Our study aims to systematically investigate the potential carcinogenic mechanisms of bisphenol A (BPA) in three gastrointestinal tumors: intrahepatic cholangiocarcinoma (ICC), colorectal cancer (CRC), and esophageal cancer. By systematically integrating multi-omics databases, including transcriptomics and single-cell transcriptomics, we identified overlapping targets between BPA-associated molecules and tumor-related genes. Functional enrichment revealed that these targets converge on key oncogenic pathways, includingcellular metabolic reprogramming (particularly glycolysis), tumor microenvironment remodeling via cancer-associated fibroblast (CAF) activation, and dysregulation of cell cycle progression. Molecular docking verified strong binding affinity between BPA and key targets. Survival analysis linked GAPDH and HSP90AA1 in ICC, CDKN1A, CEBPB, and EGR1 in CRC, and DCN and CXCL12 in esophageal cancer to poor survival rates, highlighting their potential as prognostic biomarkers. Our findings demonstrate that BPA promotes gastrointestinal carcinogenesisthrough disrupting energy metabolism, activating CAFs to remodel the tumor microenvironment, and enhancing cancer cell proliferation. This multi-level evidence advances the risk assessment of BPA and identifies potential targets for prevention and therapy of BPA-linked gastrointestinal cancers.
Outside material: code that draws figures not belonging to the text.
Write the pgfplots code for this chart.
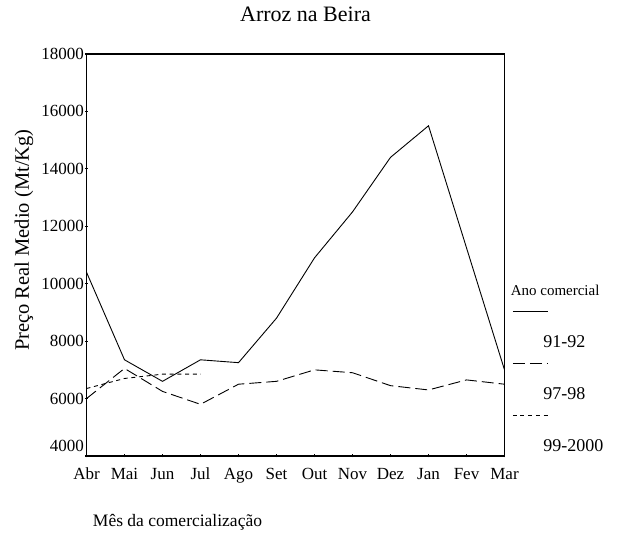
\documentclass[border=0pt]{standalone}
\usepackage{fontspec}
\setmainfont{Liberation Serif}
\usepackage{pgfplots}
\pgfplotsset{compat=1.18}
\begin{document}
\begin{tikzpicture}
\begin{axis}[
  scale only axis, width=418pt, height=402pt,
  xmin=0, xmax=11, ymin=4000, ymax=18000,
  xtick={0,...,11},
  xticklabels={Abr,Mai,Jun,Jul,Ago,Set,Out,Nov,Dez,Jan,Fev,Mar},
  ytick={6000,8000,...,18000},
  scaled y ticks=false,
  extra y ticks={4000},
  extra y tick style={yticklabel style={yshift=10pt}},
  tick pos=left, tick align=center, major tick length=3pt,
  tick style={line width=1.2pt, black},
  axis line style={line width=1.1pt},
  /pgf/number format/assume math mode=true,
  /pgf/number format/set thousands separator={},
  tick label style={font=\fontsize{17}{20}\selectfont},
  yticklabel style={inner xsep=1pt, font=\fontsize{17}{20}\selectfont},
  xticklabel style={anchor=base, yshift=-22pt, font=\fontsize{17}{20}\selectfont},
  title={Arroz na Beira},
  title style={at={(axis description cs:0.524,1.067)}, anchor=base, inner sep=0pt, font=\fontsize{22}{26}\selectfont},
  xlabel={Mês da comercialização},
  xlabel style={at={(axis description cs:0.015,-0.1766)}, anchor=base west, inner sep=0pt, font=\fontsize{17.5}{21}\selectfont},
  ylabel={Preço Real Medio (Mt/Kg)},
  ylabel style={at={(axis description cs:-0.1376,0.537)}, anchor=base, rotate=0, inner sep=0pt, font=\fontsize{20.5}{24}\selectfont},
  legend cell align=left,
  legend style={draw=none, fill=none, inner sep=0pt, outer sep=0pt,
    at={(axis description cs:1.093,0.430)}, anchor=north west,
    row sep=36pt,
    nodes={inner sep=0pt, text height=12pt, text depth=4pt, font=\fontsize{18}{21}\selectfont}},
  legend image code/.code={\draw[#1, overlay] (-30.6pt,32pt) -- (5pt,32pt);},
]
\addlegendimage{empty legend}
\addlegendentry{\fontsize{15}{18}\selectfont\hspace*{-32.6pt}Ano comercial}

\addplot[black, line width=0.9pt] coordinates {
 (0,10400) (1,7350) (2,6600) (3,7350) (4,7250) (5,8800) (6,10900) (7,12500) (8,14400) (9,15500) (10,11250) (11,7000)};
\addlegendentry{91-92}

\addplot[black, line width=0.9pt, dash pattern=on 12pt off 5pt] coordinates {
 (0,6000) (1,7050) (2,6250) (3,5800) (4,6500) (5,6600) (6,7000) (7,6900) (8,6450) (9,6300) (10,6650) (11,6500)};
\addlegendentry{97-98}

\addplot[black, line width=0.9pt, dash pattern=on 4pt off 3.7pt] coordinates {
 (0,6350) (1,6700) (2,6850) (3,6850)};
\addlegendentry{99-2000}

\coordinate (ll) at (rel axis cs:0,0);
\coordinate (ur) at (rel axis cs:1,1);
\end{axis}
\path ([shift={(-86.5pt,-81pt)}]ll) rectangle ([shift={(113.5pt,54pt)}]ur);
\end{tikzpicture}
\end{document}
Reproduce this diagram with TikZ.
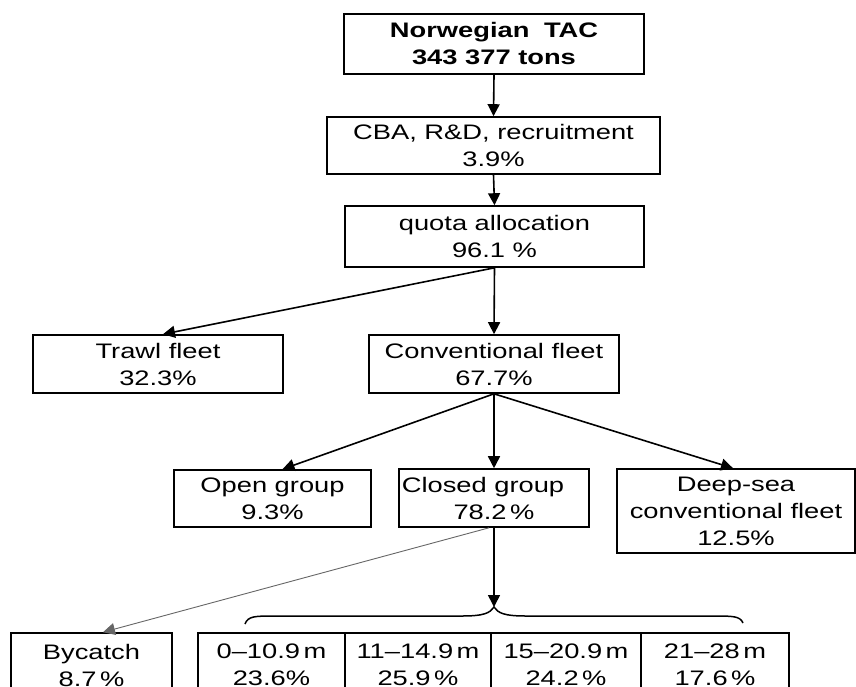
\documentclass[tikz,border=0pt]{standalone}
\usepackage{fontspec}
\setmainfont{Liberation Sans}[FakeStretch=1.3]
\usetikzlibrary{arrows.meta}
\begin{document}
\begin{tikzpicture}[x=1pt,y=-1pt,
  box/.style={draw=black, line width=1.6pt, fill=white, inner sep=0pt, align=center,
    font=\fontsize{21}{27}\selectfont},
  arr/.style={line width=1.6pt, -{Triangle[width=12pt,length=12pt]}},
  thinarr/.style={line width=0.9pt, draw=black!60, -{Triangle[width=12pt,length=12pt]}},
]
\useasboundingbox (0,0) rectangle (856,686);
\clip (0,0) rectangle (856,686);
\node[box, minimum width=300pt, minimum height=60pt] (tac) at (494,44) {\textbf{Norwegian\,\, TAC}\\\textbf{343 377 tons}};
\node[box, minimum width=333pt, minimum height=57pt] (cba) at (493.5,145.5) {CBA, R\&D, recruitment\\3.9\%};
\node[box, minimum width=299pt, minimum height=61pt] (quota) at (494.5,236.5) {quota allocation\\96.1 \%};
\node[box, minimum width=250pt, minimum height=58pt] (trawl) at (158,364) {Trawl fleet\\32.3\%};
\node[box, minimum width=250pt, minimum height=58pt] (conv) at (494,364) {Conventional fleet\\67.7\%};
\node[box, minimum width=197pt, minimum height=57pt] (open) at (272.5,498.5) {Open group\\9.3\%};
\node[box, minimum width=190pt, minimum height=58pt] (closed) at (494,498) {Closed group\hspace*{22pt}\\78.2\,\%};
\node[box, minimum width=238pt, minimum height=84pt] (deep) at (736,511) {Deep-sea\\conventional fleet\\12.5\%};
\node[box, minimum width=161pt, minimum height=64pt] (bycatch) at (91.5,665) {Bycatch\\8.7\,\%};
\node[box, minimum width=147pt, minimum height=64pt] (l1) at (271.5,665) {0--10.9\,m\\23.6\%};
\node[box, minimum width=146pt, minimum height=64pt] (l2) at (418,665) {11--14.9\,m\\25.9\,\%};
\node[box, minimum width=150pt, minimum height=64pt] (l3) at (566,665) {15--20.9\,m\\24.2\,\%};
\node[box, minimum width=148pt, minimum height=64pt] (l4) at (715,665) {21--28\,m\\17.6\,\%};
\coordinate (bt) at (494,607);
\draw[arr] (tac.south) -- (cba.north);
\draw[arr] (cba.south) -- (quota.north);
\draw[arr] (quota.south) -- ([xshift=5pt]trawl.north);
\draw[arr] (quota.south) -- (conv.north);
\draw[arr] (conv.south) -- ([xshift=10pt]open.north);
\draw[arr] (conv.south) -- (closed.north);
\draw[arr] (conv.south) -- ([xshift=-3pt]deep.north);
\draw[thinarr] ([xshift=-5pt]closed.south) -- ([xshift=11.5pt]bycatch.north);
\draw[arr] (closed.south) -- (bt);
\draw[line width=1.5pt] (245,624) .. controls (248,616) and (255,616) .. (275,616) -- (462,616)
  .. controls (484,616) and (490,613) .. (bt)
  .. controls (498,613) and (504,616) .. (526,616) -- (713,616)
  .. controls (733,616) and (740,616) .. (743,623);
\end{tikzpicture}
\end{document}
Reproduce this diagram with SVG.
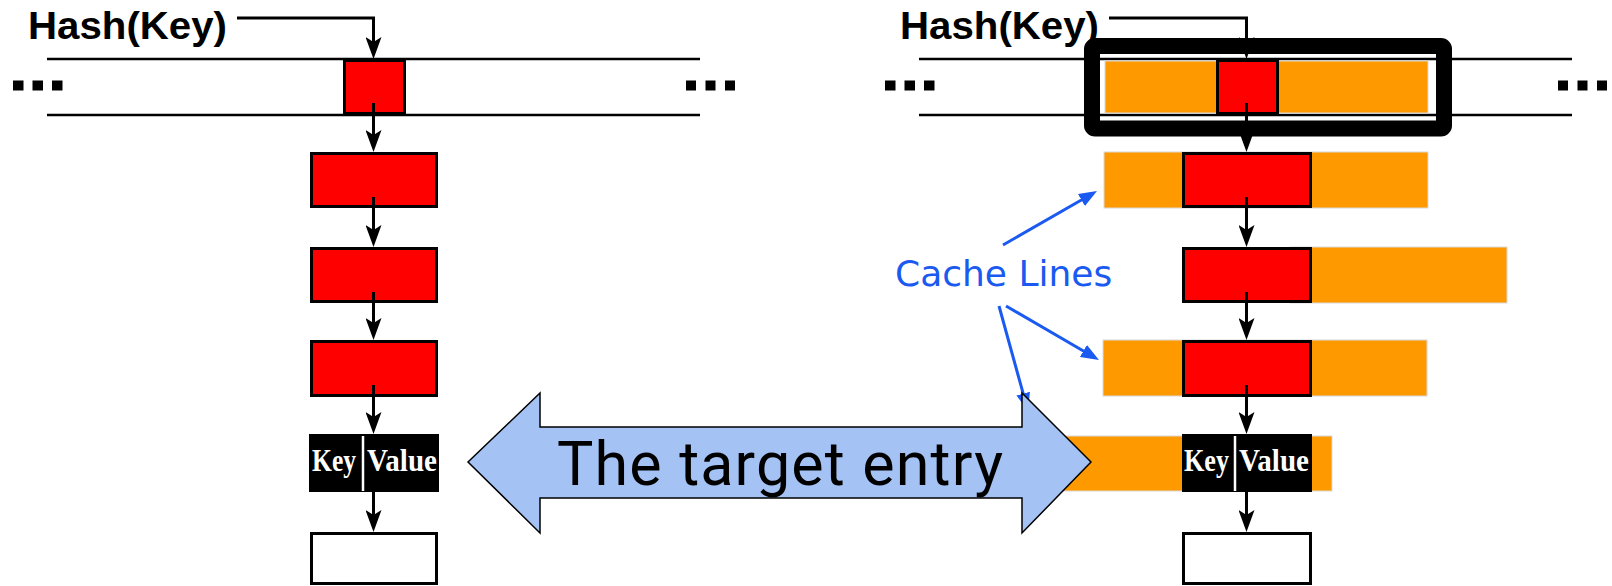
<svg xmlns="http://www.w3.org/2000/svg" width="1612" height="586" viewBox="0 0 1612 586">
  <style>
    .rail { stroke: #000; stroke-width: 2.5; fill: none; }
    .dot { fill: #000; }
    .red { fill: #ff0000; stroke: #000; stroke-width: 3; }
    .white { fill: #fff; stroke: #000; stroke-width: 3; }
    .kv { fill: #000; }
    .div { stroke: #fff; stroke-width: 2.5; }
    .cache { fill: #ff9900; stroke: #d9d9d9; stroke-width: 1; }
    .link { stroke: #000; stroke-width: 3; fill: none; marker-end: url(#ah); }
    .call { stroke: #1a5af0; stroke-width: 3; fill: none; marker-end: url(#bh); }
    .hash { font-family: "Liberation Sans", Arial, sans-serif; font-weight: bold; font-size: 39px; fill: #000; }
    .kvt { font-family: "Liberation Serif", "Times New Roman", serif; font-weight: bold; font-size: 31px; fill: #fff; }
  </style>
  <defs>
    <marker id="ah" viewBox="0 0 22 16" refX="10" refY="8" markerWidth="22" markerHeight="16" markerUnits="userSpaceOnUse" orient="auto">
      <path d="M0,0 L22,8 L0,16 L5,8 Z" fill="#000"/>
    </marker>
    <marker id="bh" viewBox="0 0 18 14" refX="6" refY="7" markerWidth="18" markerHeight="14" markerUnits="userSpaceOnUse" orient="auto">
      <path d="M0,0 L18,7 L0,14 Z" fill="#1a5af0"/>
    </marker>
  </defs>

  <!-- hash table rails -->
  <g id="rail-left">
    <line class="rail" x1="47" y1="59" x2="700" y2="59"/>
    <line class="rail" x1="47" y1="115" x2="700" y2="115"/>
    <rect class="dot" x="13" y="80.5" width="10.5" height="10"/>
    <rect class="dot" x="32.5" y="80.5" width="10.5" height="10"/>
    <rect class="dot" x="52" y="80.5" width="10.5" height="10"/>
    <rect class="dot" x="686" y="80.5" width="10" height="10"/>
    <rect class="dot" x="705.5" y="80.5" width="10" height="10"/>
    <rect class="dot" x="725" y="80.5" width="10" height="10"/>
  </g>
  <g id="rail-right">
    <line class="rail" x1="919" y1="59" x2="1572" y2="59"/>
    <line class="rail" x1="919" y1="115" x2="1572" y2="115"/>
    <rect class="dot" x="885" y="80.5" width="10.5" height="10"/>
    <rect class="dot" x="904.5" y="80.5" width="10.5" height="10"/>
    <rect class="dot" x="924" y="80.5" width="10.5" height="10"/>
    <rect class="dot" x="1558" y="80.5" width="10" height="10"/>
    <rect class="dot" x="1577.5" y="80.5" width="10" height="10"/>
    <rect class="dot" x="1597" y="80.5" width="10" height="10"/>
  </g>

  <!-- cache lines around each entry -->
  <g id="cache-lines">
    <rect class="cache" x="1105" y="61" width="323" height="52"/>
    <rect class="cache" x="1104" y="152" width="324" height="56"/>
    <rect class="cache" x="1290" y="247" width="217" height="56"/>
    <rect class="cache" x="1103" y="340" width="324" height="56"/>
    <rect class="cache" x="1010" y="436" width="322" height="55"/>
  </g>

  <!-- left chain -->
  <g id="bucket-left"><rect class="red" x="344.5" y="60.5" width="60" height="53"/></g>
  <g id="node-l1"><rect class="red" x="311.5" y="153.5" width="125" height="53"/></g>
  <g id="node-l2"><rect class="red" x="311.5" y="248.5" width="125" height="53"/></g>
  <g id="node-l3"><rect class="red" x="311.5" y="341.5" width="125" height="54"/></g>
  <g id="entry-left">
    <rect class="kv" x="309" y="434" width="130" height="58"/>
    <line class="div" x1="363" y1="436" x2="363" y2="491"/>
    <text class="kvt" x="312" y="471" textLength="44" lengthAdjust="spacingAndGlyphs">Key</text>
    <text class="kvt" x="367" y="471" textLength="70" lengthAdjust="spacingAndGlyphs">Value</text>
  </g>
  <g id="node-l5"><rect class="white" x="311.5" y="533.5" width="125" height="50"/></g>

  <!-- right chain -->
  <g id="bucket-right"><rect class="red" x="1217.5" y="60.5" width="60" height="53"/></g>
  <g id="node-r1"><rect class="red" x="1183.5" y="153.5" width="127" height="53"/></g>
  <g id="node-r2"><rect class="red" x="1183.5" y="248.5" width="127" height="53"/></g>
  <g id="node-r3"><rect class="red" x="1183.5" y="341.5" width="127" height="54"/></g>
  <g id="entry-right">
    <rect class="kv" x="1182" y="434" width="130" height="58"/>
    <line class="div" x1="1235" y1="436" x2="1235" y2="491"/>
    <text class="kvt" x="1184" y="471" textLength="45" lengthAdjust="spacingAndGlyphs">Key</text>
    <text class="kvt" x="1239" y="471" textLength="70" lengthAdjust="spacingAndGlyphs">Value</text>
  </g>
  <g id="node-r5"><rect class="white" x="1183.5" y="533.5" width="127" height="50"/></g>

  <!-- bucket cache line outline -->
  <g id="bucket-frame">
    <rect x="1092" y="46" width="352" height="82.5" rx="3" fill="none" stroke="#000" stroke-width="16"/>
  </g>

  <!-- chain links -->
  <g id="connectors">
    <polyline class="link" points="237,18 373.5,18 373.5,47"/>
    <line class="link" x1="373.5" y1="103" x2="373.5" y2="140"/>
    <line class="link" x1="373.5" y1="197" x2="373.5" y2="235"/>
    <line class="link" x1="373.5" y1="292" x2="373.5" y2="328"/>
    <line class="link" x1="373.5" y1="385" x2="373.5" y2="422"/>
    <line class="link" x1="373.5" y1="480" x2="373.5" y2="520"/>

    <polyline class="link" points="1109,18 1246.5,18 1246.5,47"/>
    <line class="link" x1="1246.5" y1="103" x2="1246.5" y2="140"/>
    <line class="link" x1="1246.5" y1="197" x2="1246.5" y2="235"/>
    <line class="link" x1="1246.5" y1="292" x2="1246.5" y2="328"/>
    <line class="link" x1="1246.5" y1="385" x2="1246.5" y2="422"/>
    <line class="link" x1="1246.5" y1="480" x2="1246.5" y2="520"/>
  </g>

  <!-- "Cache Lines" callout arrows -->
  <g id="callouts">
    <line class="call" x1="1003" y1="245" x2="1086.6" y2="197"/>
    <line class="call" x1="1006" y1="306" x2="1088.6" y2="354"/>
    <line class="call" x1="999" y1="306" x2="1024.8" y2="399.4"/>
  </g>

  <!-- double arrow linking the two target entries -->
  <g id="target-arrow">
    <polygon points="468,462 540,393 540,427 1022,427 1022,393 1091,462 1022,533 1022,498 540,498 540,533" fill="#a4c2f4" stroke="#000" stroke-width="1.5" stroke-linejoin="miter"/>
    <text x="780" y="485" text-anchor="middle" font-family="Roboto, 'Liberation Sans', sans-serif" font-size="61" fill="#000" textLength="446">The target entry</text>
  </g>

  <g id="labels">
    <text class="hash" x="28" y="39" textLength="199" lengthAdjust="spacingAndGlyphs">Hash(Key)</text>
    <text class="hash" x="900" y="39" textLength="199" lengthAdjust="spacingAndGlyphs">Hash(Key)</text>
    <text x="895" y="286" font-family="'DejaVu Sans', sans-serif" font-size="36" fill="#1a5af0">Cache Lines</text>
  </g>
</svg>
Environmental Implication. In addition to well-documented role in promoting endocrine-related diseases, the mechanisms by which hazardous compound bisphenol A (BPA) contributes to other pathological conditions must not be overlooked. Through systematic integration of biological evidence chains, this study revealed BPA's triple carcinogenic mechanism involving interference with cell cycle checkpoints, remodeling of tumor microenvironment stroma, and disruption of epigenetic regulation, thereby providing a novel target system for preventing environmental toxicant-induced gastrointestinal tumors.

Keywords: Bisphenol A; Gastrointestinal tumor; Molecular docking; Network toxicology; Single-cell sequencing.